- _Exercise objective_: Print the listing from its top line through the line containing "const neuroLabels = [0, 20, 40, 60];", nothing more, and leave out the pictures.

- _Data lines_:
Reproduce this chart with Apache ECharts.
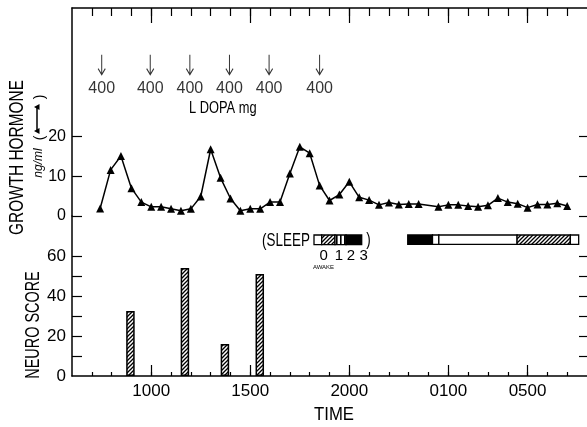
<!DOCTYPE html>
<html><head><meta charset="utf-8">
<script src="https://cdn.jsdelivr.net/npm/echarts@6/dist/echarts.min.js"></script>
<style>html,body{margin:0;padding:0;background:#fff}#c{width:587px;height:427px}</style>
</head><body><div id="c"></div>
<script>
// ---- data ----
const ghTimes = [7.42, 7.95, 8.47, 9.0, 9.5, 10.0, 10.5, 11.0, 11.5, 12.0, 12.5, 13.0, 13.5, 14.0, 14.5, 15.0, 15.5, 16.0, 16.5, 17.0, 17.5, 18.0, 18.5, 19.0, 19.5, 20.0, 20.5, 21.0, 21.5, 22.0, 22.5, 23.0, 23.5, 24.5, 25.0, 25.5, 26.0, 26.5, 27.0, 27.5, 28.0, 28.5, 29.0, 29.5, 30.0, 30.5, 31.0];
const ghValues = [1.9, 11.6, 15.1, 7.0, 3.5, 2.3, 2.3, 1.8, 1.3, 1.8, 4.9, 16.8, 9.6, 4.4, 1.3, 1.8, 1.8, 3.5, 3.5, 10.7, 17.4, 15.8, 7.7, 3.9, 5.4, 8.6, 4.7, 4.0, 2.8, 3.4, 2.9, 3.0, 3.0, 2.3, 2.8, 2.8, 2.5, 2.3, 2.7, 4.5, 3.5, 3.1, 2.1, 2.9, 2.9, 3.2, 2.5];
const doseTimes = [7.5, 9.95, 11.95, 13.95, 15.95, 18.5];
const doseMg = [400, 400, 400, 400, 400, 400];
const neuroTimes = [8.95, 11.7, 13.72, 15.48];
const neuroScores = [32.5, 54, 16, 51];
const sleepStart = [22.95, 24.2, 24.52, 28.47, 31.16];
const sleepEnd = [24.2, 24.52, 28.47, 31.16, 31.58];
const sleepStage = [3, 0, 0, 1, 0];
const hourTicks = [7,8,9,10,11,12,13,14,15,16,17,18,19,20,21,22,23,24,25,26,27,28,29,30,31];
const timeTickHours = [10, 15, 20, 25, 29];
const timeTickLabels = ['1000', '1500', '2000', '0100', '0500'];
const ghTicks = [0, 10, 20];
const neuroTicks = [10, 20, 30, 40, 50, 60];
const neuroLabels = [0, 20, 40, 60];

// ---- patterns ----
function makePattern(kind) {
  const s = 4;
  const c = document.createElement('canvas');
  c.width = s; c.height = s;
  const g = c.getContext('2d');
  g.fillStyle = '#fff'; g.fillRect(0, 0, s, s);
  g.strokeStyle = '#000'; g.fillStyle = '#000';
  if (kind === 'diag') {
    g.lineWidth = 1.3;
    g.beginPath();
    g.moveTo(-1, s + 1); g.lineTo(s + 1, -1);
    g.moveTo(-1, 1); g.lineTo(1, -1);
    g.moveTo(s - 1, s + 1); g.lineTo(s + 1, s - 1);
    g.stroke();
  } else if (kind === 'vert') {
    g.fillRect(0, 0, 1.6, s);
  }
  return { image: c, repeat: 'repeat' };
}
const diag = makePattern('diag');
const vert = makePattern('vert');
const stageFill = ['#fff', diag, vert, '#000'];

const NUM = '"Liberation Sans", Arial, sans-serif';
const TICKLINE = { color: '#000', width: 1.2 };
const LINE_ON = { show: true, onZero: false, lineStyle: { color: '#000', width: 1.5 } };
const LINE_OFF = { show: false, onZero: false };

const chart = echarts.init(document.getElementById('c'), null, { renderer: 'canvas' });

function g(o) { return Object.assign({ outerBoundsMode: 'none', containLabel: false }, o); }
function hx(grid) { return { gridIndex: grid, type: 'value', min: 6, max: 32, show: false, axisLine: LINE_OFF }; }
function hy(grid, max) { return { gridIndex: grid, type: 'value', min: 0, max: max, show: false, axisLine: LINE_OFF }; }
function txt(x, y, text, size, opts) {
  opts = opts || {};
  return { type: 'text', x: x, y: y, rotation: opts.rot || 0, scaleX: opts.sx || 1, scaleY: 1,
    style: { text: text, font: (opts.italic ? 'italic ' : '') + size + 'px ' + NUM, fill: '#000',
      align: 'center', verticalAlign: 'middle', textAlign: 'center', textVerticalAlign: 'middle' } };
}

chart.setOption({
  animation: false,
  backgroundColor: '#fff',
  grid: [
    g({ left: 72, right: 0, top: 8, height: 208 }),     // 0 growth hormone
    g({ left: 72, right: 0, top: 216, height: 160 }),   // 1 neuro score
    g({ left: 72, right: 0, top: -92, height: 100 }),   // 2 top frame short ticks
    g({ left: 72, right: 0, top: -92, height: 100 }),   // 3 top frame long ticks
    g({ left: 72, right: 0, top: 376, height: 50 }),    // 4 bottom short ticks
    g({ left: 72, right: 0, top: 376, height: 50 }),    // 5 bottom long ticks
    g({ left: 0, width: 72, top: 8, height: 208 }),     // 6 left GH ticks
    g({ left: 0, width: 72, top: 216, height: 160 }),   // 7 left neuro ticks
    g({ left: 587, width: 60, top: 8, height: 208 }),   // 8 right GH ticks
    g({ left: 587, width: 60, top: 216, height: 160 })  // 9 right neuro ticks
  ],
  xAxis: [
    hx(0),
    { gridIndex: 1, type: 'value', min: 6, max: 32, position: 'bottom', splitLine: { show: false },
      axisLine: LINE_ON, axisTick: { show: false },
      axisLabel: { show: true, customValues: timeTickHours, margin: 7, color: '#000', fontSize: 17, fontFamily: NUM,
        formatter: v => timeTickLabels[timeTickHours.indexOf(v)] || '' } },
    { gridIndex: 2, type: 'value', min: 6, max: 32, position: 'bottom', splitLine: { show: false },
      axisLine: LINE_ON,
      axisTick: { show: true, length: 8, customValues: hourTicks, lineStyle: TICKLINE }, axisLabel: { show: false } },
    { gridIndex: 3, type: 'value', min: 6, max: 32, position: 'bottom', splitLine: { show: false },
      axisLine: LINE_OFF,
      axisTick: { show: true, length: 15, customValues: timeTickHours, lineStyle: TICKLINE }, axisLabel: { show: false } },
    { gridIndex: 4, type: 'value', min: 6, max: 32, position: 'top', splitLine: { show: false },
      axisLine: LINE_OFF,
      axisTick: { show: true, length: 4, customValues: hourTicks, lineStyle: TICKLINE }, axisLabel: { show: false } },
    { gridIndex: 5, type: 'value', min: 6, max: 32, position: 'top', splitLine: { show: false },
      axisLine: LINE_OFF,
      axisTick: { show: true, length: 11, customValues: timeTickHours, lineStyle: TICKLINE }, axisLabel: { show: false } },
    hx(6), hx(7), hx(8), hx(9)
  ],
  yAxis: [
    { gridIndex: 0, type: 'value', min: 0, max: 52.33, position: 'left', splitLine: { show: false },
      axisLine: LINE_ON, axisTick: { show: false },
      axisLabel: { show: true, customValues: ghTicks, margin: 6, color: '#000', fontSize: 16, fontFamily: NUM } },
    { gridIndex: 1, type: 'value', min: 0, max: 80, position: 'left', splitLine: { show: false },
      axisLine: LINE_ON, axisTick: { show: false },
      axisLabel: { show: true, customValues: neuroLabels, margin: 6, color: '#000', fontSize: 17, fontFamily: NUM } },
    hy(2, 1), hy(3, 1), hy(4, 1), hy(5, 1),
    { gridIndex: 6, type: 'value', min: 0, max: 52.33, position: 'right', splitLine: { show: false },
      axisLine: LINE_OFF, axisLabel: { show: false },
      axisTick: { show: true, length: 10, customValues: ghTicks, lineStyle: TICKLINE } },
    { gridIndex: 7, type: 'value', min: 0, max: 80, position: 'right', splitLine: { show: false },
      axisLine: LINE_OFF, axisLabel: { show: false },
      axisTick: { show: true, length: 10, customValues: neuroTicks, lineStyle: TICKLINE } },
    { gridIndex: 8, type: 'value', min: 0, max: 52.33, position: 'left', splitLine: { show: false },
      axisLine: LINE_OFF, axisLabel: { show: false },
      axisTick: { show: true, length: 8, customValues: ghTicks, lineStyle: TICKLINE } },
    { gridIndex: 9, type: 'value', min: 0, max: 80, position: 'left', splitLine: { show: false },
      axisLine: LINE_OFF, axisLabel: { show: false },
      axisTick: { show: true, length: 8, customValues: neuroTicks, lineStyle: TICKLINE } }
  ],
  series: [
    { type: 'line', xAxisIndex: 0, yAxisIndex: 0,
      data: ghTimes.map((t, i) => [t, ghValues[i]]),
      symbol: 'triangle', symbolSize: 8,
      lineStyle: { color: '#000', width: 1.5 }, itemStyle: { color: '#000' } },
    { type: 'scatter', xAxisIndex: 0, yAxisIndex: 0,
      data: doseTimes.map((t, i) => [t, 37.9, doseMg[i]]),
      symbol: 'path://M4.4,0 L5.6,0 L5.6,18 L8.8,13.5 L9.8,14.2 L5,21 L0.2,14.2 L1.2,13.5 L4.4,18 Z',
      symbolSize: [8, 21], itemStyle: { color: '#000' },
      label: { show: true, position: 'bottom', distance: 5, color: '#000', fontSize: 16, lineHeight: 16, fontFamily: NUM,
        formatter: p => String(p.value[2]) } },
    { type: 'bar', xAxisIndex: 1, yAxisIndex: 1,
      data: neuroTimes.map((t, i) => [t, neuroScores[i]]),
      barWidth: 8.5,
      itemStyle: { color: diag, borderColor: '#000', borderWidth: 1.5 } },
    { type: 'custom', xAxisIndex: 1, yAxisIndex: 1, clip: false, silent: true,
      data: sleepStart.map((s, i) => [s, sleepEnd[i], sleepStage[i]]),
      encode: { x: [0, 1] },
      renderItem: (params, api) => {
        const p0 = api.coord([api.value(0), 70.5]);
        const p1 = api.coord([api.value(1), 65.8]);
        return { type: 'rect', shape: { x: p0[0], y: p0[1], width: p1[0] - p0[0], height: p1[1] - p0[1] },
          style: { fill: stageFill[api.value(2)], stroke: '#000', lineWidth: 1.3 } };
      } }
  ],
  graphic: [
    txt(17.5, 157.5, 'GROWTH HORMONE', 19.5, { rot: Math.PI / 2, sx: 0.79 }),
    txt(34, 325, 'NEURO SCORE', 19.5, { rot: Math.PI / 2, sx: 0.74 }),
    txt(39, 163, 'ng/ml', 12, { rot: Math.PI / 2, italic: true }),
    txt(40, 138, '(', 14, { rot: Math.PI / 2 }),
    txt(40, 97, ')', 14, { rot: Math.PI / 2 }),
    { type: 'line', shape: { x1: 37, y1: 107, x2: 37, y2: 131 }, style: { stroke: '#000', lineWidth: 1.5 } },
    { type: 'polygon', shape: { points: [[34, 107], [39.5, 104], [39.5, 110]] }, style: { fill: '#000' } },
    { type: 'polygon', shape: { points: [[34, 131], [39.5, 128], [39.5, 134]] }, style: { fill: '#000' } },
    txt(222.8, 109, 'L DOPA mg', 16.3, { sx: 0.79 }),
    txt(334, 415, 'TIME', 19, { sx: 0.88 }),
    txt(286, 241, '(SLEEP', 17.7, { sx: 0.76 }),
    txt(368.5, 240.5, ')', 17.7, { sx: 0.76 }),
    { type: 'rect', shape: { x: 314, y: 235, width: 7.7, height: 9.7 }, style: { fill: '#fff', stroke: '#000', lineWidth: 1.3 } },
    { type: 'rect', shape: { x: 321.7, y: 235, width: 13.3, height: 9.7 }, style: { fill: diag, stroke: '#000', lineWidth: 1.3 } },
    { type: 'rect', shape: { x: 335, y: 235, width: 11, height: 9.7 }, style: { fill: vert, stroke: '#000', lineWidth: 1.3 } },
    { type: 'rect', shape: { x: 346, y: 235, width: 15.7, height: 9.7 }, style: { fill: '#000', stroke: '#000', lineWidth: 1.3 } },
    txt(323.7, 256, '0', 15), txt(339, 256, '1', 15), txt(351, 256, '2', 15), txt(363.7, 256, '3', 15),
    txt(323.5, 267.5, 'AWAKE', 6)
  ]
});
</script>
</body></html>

- _Answer in full_:
Reproduce this chart with Apache ECharts.
<!DOCTYPE html>
<html><head><meta charset="utf-8">
<script src="https://cdn.jsdelivr.net/npm/echarts@6/dist/echarts.min.js"></script>
<style>html,body{margin:0;padding:0;background:#fff}#c{width:587px;height:427px}</style>
</head><body><div id="c"></div>
<script>
// ---- data ----
const ghTimes = [7.42, 7.95, 8.47, 9.0, 9.5, 10.0, 10.5, 11.0, 11.5, 12.0, 12.5, 13.0, 13.5, 14.0, 14.5, 15.0, 15.5, 16.0, 16.5, 17.0, 17.5, 18.0, 18.5, 19.0, 19.5, 20.0, 20.5, 21.0, 21.5, 22.0, 22.5, 23.0, 23.5, 24.5, 25.0, 25.5, 26.0, 26.5, 27.0, 27.5, 28.0, 28.5, 29.0, 29.5, 30.0, 30.5, 31.0];
const ghValues = [1.9, 11.6, 15.1, 7.0, 3.5, 2.3, 2.3, 1.8, 1.3, 1.8, 4.9, 16.8, 9.6, 4.4, 1.3, 1.8, 1.8, 3.5, 3.5, 10.7, 17.4, 15.8, 7.7, 3.9, 5.4, 8.6, 4.7, 4.0, 2.8, 3.4, 2.9, 3.0, 3.0, 2.3, 2.8, 2.8, 2.5, 2.3, 2.7, 4.5, 3.5, 3.1, 2.1, 2.9, 2.9, 3.2, 2.5];
const doseTimes = [7.5, 9.95, 11.95, 13.95, 15.95, 18.5];
const doseMg = [400, 400, 400, 400, 400, 400];
const neuroTimes = [8.95, 11.7, 13.72, 15.48];
const neuroScores = [32.5, 54, 16, 51];
const sleepStart = [22.95, 24.2, 24.52, 28.47, 31.16];
const sleepEnd = [24.2, 24.52, 28.47, 31.16, 31.58];
const sleepStage = [3, 0, 0, 1, 0];
const hourTicks = [7,8,9,10,11,12,13,14,15,16,17,18,19,20,21,22,23,24,25,26,27,28,29,30,31];
const timeTickHours = [10, 15, 20, 25, 29];
const timeTickLabels = ['1000', '1500', '2000', '0100', '0500'];
const ghTicks = [0, 10, 20];
const neuroTicks = [10, 20, 30, 40, 50, 60];
const neuroLabels = [0, 20, 40, 60];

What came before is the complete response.